Menschen wie der Schlafforscher Jürgen Zulley sehen die Zunahme des Lärms und die Beschleunigung des Lebens mit Sorge. Es gilt mittlerweile als chic, den Schlaf zu verkürzen, um das Leben noch effektiver zu gestalten. "Das ist absurd", sagt Zulley, "zu wenig Schlaf macht krank, dumm, dick und alt." Stille und Schlaf sind ein untrennbares Paar, weshalb die Autoren Dietmar Brucker und Heike Burkhard gut daran getan haben, eine Begegnung mit dem Schlafforscher in ihr Buch über Orte der Stille in Bayern aufzunehmen. Es sind zwei von den Zwängen der Ökonomie bedrohte Lebensgüter, mit denen leider kein Staat zu machen ist. Im Schlaf und in der Stille konsumiert, produziert und kommuniziert der Mensch nicht. Das bsitzt also keinen Marktwert.
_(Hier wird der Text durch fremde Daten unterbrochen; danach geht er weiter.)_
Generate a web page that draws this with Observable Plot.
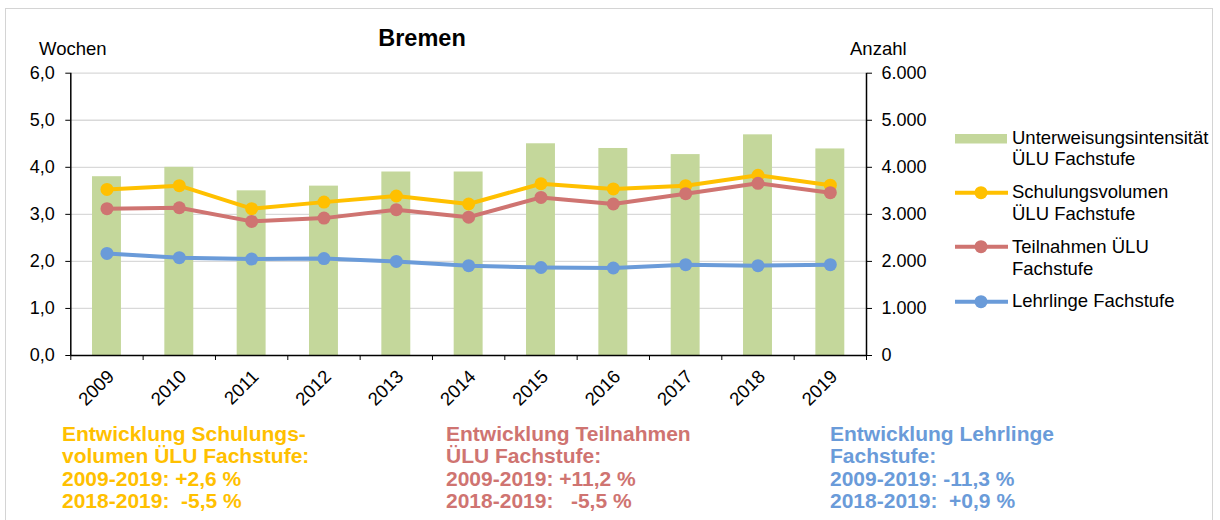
<!DOCTYPE html>
<html>
<head>
<meta charset="utf-8">
<script src="https://cdn.jsdelivr.net/npm/d3@7"></script>
<script src="https://cdn.jsdelivr.net/npm/@observablehq/plot@0.6"></script>
<style>
  body { margin: 0; background: #fff; }
  #wrap { position: relative; width: 1220px; height: 520px; overflow: hidden; background: #fff;
          font-family: "Liberation Sans", Arial, sans-serif; color: #000; }
  .abs { position: absolute; white-space: pre; }
  .frame { position: absolute; left: 5px; top: 8px; width: 1206px; height: 600px; border: 1.5px solid #d4d4d4; }
  .lg { position: absolute; left: 1012px; font-size: 18.5px; line-height: 21.5px; white-space: pre; }
  .note { position: absolute; top: 422.5px; font-size: 21px; font-weight: bold; line-height: 22.5px; white-space: pre; }
</style>
</head>
<body>
<div id="wrap">
  <div class="frame"></div>
  <div id="chart" class="abs" style="left:0;top:0"></div>
  <div class="abs" style="left:322px;width:200px;text-align:center;top:25.3px;font-size:23.5px;line-height:1.15;font-weight:bold">Bremen</div>
  <div class="abs" style="left:39px;top:38px;font-size:18.5px;line-height:1.15">Wochen</div>
  <div class="abs" style="left:850px;top:38px;font-size:18.5px;line-height:1.15">Anzahl</div>
  <svg class="abs" style="left:0;top:0" width="1220" height="520" id="legsw"></svg>
  <div class="lg" style="top:126.8px">Unterweisungsintensität
ÜLU Fachstufe</div>
  <div class="lg" style="top:181.1px">Schulungsvolumen
ÜLU Fachstufe</div>
  <div class="lg" style="top:236.1px">Teilnahmen ÜLU
Fachstufe</div>
  <div class="lg" style="top:289.5px">Lehrlinge Fachstufe</div>
  <div class="note" style="left:62px;color:#FFC000">Entwicklung Schulungs-
volumen ÜLU Fachstufe:
2009-2019: +2,6 %
2018-2019:  -5,5 %</div>
  <div class="note" style="left:446px;color:#CF7471">Entwicklung Teilnahmen
ÜLU Fachstufe:
2009-2019: +11,2 %
2018-2019:   -5,5 %</div>
  <div class="note" style="left:830px;color:#6A9BD9">Entwicklung Lehrlinge
Fachstufe:
2009-2019: -11,3 %
2018-2019:  +0,9 %</div>
</div>
<script>
// ---- data ----
const years = [2009, 2010, 2011, 2012, 2013, 2014, 2015, 2016, 2017, 2018, 2019];
// Unterweisungsintensität ÜLU Fachstufe (Wochen, left axis)
const intensitaet = [3.80, 4.00, 3.50, 3.60, 3.90, 3.90, 4.50, 4.40, 4.27, 4.69, 4.39];
// Anzahl (right axis)
const schulungsvolumen = [3530, 3610, 3120, 3260, 3390, 3220, 3650, 3540, 3610, 3830, 3620];
const teilnahmen = [3120, 3140, 2850, 2920, 3100, 2940, 3360, 3220, 3440, 3660, 3460];
const lehrlinge = [2170, 2080, 2050, 2060, 2000, 1910, 1870, 1860, 1930, 1910, 1930];
const leftTicks = [0, 1, 2, 3, 4, 5, 6];          // Wochen
const rightTicks = [0, 1000, 2000, 3000, 4000, 5000, 6000]; // Anzahl

const colors = { bar: "#C4D79B", gelb: "#FFC000", rot: "#CF7471", blau: "#6A9BD9" };

// right axis (Anzahl) maps onto left axis (Wochen): 6.000 ↔ 6,0
const ratio = rightTicks[rightTicks.length - 1] / leftTicks[leftTicks.length - 1];

const barData = years.map((year, i) => ({ year, value: intensitaet[i] }));
const series = [
  { name: "Schulungsvolumen ÜLU Fachstufe", values: schulungsvolumen, color: colors.gelb },
  { name: "Teilnahmen ÜLU Fachstufe", values: teilnahmen, color: colors.rot },
  { name: "Lehrlinge Fachstufe", values: lehrlinge, color: colors.blau }
].map(s => ({ ...s, data: years.map((year, i) => ({ year, value: s.values[i] / ratio })) }));

const bounds = d3.range(years[0] - 0.5, years[years.length - 1] + 1, 1);
const deFmt = d3.formatLocale({ decimal: ",", thousands: ".", grouping: [3], currency: ["", "€"] });

const lineMarks = series.flatMap(s => [
  Plot.line(s.data, { x: "year", y: "value", stroke: s.color, strokeWidth: 4 }),
  Plot.dot(s.data, { x: "year", y: "value", r: 6.5, fill: s.color, stroke: "none" })
]);

const chart = Plot.plot({
  width: 1220,
  height: 400,
  marginTop: 72.7,
  marginBottom: 45,
  marginLeft: 70.3,
  marginRight: 354,
  x: { type: "linear", domain: [bounds[0], bounds[bounds.length - 1]] },
  y: { domain: [leftTicks[0], leftTicks[leftTicks.length - 1]] },
  style: { fontFamily: "'Liberation Sans', Arial, sans-serif", fontSize: "18px", color: "#000", background: "transparent", overflow: "visible" },
  marks: [
    Plot.ruleY(leftTicks.slice(1), { stroke: "#d9d9d9", strokeWidth: 1.3 }),
    Plot.rect(barData, { x1: d => d.year - 0.5, x2: d => d.year + 0.5, y1: d => 0, y2: "value", insetLeft: 21.7, insetRight: 21.7, fill: colors.bar }),
    ...lineMarks,
    Plot.ruleY([0], { stroke: "#000", strokeWidth: 1.5 }),
    Plot.ruleX([bounds[0], bounds[bounds.length - 1]], { y1: d => leftTicks[0], y2: d => leftTicks[leftTicks.length - 1], stroke: "#000", strokeWidth: 1.5 }),
    Plot.axisY({ anchor: "left", ticks: leftTicks, tickSize: 5, tickPadding: 11, label: null,
      tickFormat: d => deFmt.format(".1f")(d) }),
    Plot.axisY({ anchor: "right", ticks: leftTicks, tickSize: 5, tickPadding: 10, label: null,
      tickFormat: d => deFmt.format(",")(d * ratio) }),
    Plot.axisX({ ticks: bounds, tickSize: 5, tickFormat: () => "", label: null }),
    Plot.axisX({ ticks: years, tickSize: 0, tickPadding: 18, dx: 4, tickRotate: -45, fontSize: 18.5, label: null, tickFormat: d => String(d) })
  ]
});
document.getElementById("chart").appendChild(chart);

// legend swatches
const sw = d3.select("#legsw");
sw.append("rect").attr("x", 955).attr("y", 134).attr("width", 52).attr("height", 9.5).attr("fill", colors.bar);
[[colors.gelb, 192.7], [colors.rot, 246.7], [colors.blau, 301.7]].forEach(([c, y]) => {
  sw.append("line").attr("x1", 955).attr("x2", 1008).attr("y1", y).attr("y2", y).attr("stroke", c).attr("stroke-width", 4);
  sw.append("circle").attr("cx", 981).attr("cy", y).attr("r", 6.5).attr("fill", c);
});
</script>
</body>
</html>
So betrachtet, drängt sich die Frage auf, ob es in Bayern überhaupt noch ruhige Orte gibt. Bruckner und Burkhard präsentieren in ihrem Buch mehr als 30 Orte der Stille, von denen manche insofern kurios anmuten, als sie keineswegs astreine Paradiese der Stille sind. Den Baumwipfelpfad in Neuschönau muss man beispielsweise schon zeitig in der Früh aufsuchen, um jene Stille zu erleben, die man in einem Wald erwartet. Tagsüber mutierten die touristisch ausgerichteten Wipfelpfade sehr schnell selber zu Lärmquellen. Unter dem Ansturm der Besucher und der Schulklassen wird eine Anlage wie in Neuschönau geschwind zu einem kleinen Luise-Kiesselbach-Platz im Wald, wie es Bruckner griffig formuliert. Überzeugender wirkt da schon die Autobahnkirche in Trockau, zwischen Pegnitz und Bayreuth. Sie ist seit 2010 in Betrieb und sah im vergangenen Jahr 25 000 Menschen, die dem Stress der Autobahn entkommen wollten. Unfälle, Baustellen, Stau - das ist die Trias der Mobilität, die scharf kontrastiert zur tiefen Stille in der Kapelle, in der ein Autofahrer auch innerlich den Fuß vom Gas nimmt.

Eine der attraktivsten Empfehlungen Bruckners ist der Ludwigskanal. 178 Kilometer lang, führt er von Kelheim bis Bamberg, schon bei seiner Einweihung 1846 war er leicht aus der Mode. Nur 17 Jahre war er in Betrieb, dann hatte ihm die Eisenbahn den Rang abgelaufen. Aus der innovativen Idee wurde ein Monument der Vergänglichkeit, unnütz, aber sehr romantisch. Zur Beschleunigung einst gebaut, entschleunigt der Kanal inzwischen gründlich. Wer am Kanal war, kommt weniger hektisch zurück, als er hingegangen ist, schreibt Bruckner.

Obligatorisch ist in einem solchen Werk das stille Örtchen, ein Bretterverschlag mit Herzchen in der Tür. Im Freilandmuseum Bad Windsheim kann man dieses Relikt noch erleben. Bruckner nennt das Freiluft-WC einen "ultimativen Rückzugsort". Hierhin rettet sich, wie es der Schriftsteller Peter Handke ausformuliert hat, wer der zudringlichen Welt mal kurz den Riegel vorzuschieben wünscht. "Hier kann dich die Welt mal am Arsch lecken." Das Buch listet durchaus überzeugende Orte der Stille auf, den Sternenpark Rhön etwa, das Kloster Metten, den Friedwald in der Fränkischen Schweiz, den Finanzgarten im Zentrum von München und sogar die Allianz Arena an spielfreien Tagen. Der Leser erfährt, das Entmüdungsbecken werde so gut wie nie genützt. Schuld daran ist ein Paragraf, wonach ein Bademeister anwesend sein muss, wenn fünf Spieler sich zusammen entmüden. "Das ist aber selbst dem FC Bayern zu blöd", schlussfolgern die Autoren.

Sie scheuen auch nicht davor zurück, reichlich schräge Vorschläge zu machen, etwa die BR-Sendung "Münchner Runde" ohne Ton zu genießen. Da hätte man sich doch lieber Hinweise auf die echten Oasen der Stille gewünscht, etwa die schalltoten Räume auf dem Gelände des Herzogenauracher Autozulieferers Schaeffler oder das von der Außenwelt abgeschottete Bunkerkrankenhaus in Gunzenhausen. Stillere Orte als diese wird es im Freistaat wohl nicht geben.

Dietmar Bruckner und Heike Burkhard, Orte der Stille in Bayern, Gmeiner Verlag, 192 Seiten, 14,99 Euro.